Dans son récit « Janvier est le mois le plus long », Keila Vall de la Ville transforme janvier en un territoire émotionnel : un mois blanc et éternel, métaphore de l'aliénation engendrée par le deuil et la migration. « La neige est une page blanche », dit l'auteure, faisant allusion à ce sentiment de perte qui ouvre la voie à un nouveau départ.
Récemment séparée et fraîchement arrivée dans un autre pays, l'héroïne ne comprend ni la langue, ni le climat, ni les unités de mesure. Être à l'étranger devient une période sans fin. Au milieu de ce paysage étranger, elle tombe et se fracture les côtes.
« Les côtes ne sont pas n'importe quel ensemble d'os ; elles constituent la structure parfaite qui protège les organes vitaux. C'est à cela qu'elles servent. Une partie du diaphragme, le muscle qui nous permet de respirer, est insérée dans les côtes. La respiration, la circulation et, si l'on peut dire, les sensations, sont protégées par cette armure subtile », explique Vall de la Ville, qui utilise le corps comme métaphore de la dévastation émotionnelle.

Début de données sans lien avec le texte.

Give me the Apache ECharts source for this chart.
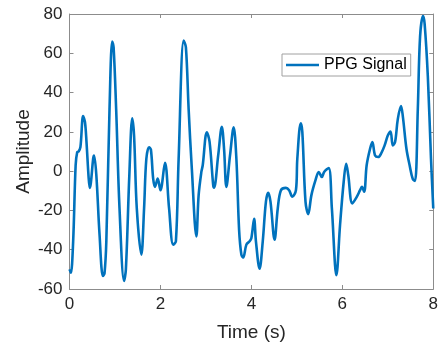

Dans Salvar la frontera , l'écriture devient alors une seconde peau, une manière de traduire le déplacement sans le nommer pleinement. Il ne s'agit pas d'écrire « en tant qu'immigré », mais plutôt d'écrire depuis un corps marqué par le transit, d'un point de vue aiguisé par l'éloignement. Chaque page, comme chaque frontière, laisse une trace. Et c'est peut-être là que réside la puissance de cette littérature en mouvement : dans sa façon de faire de l'exil une manière d'être au monde.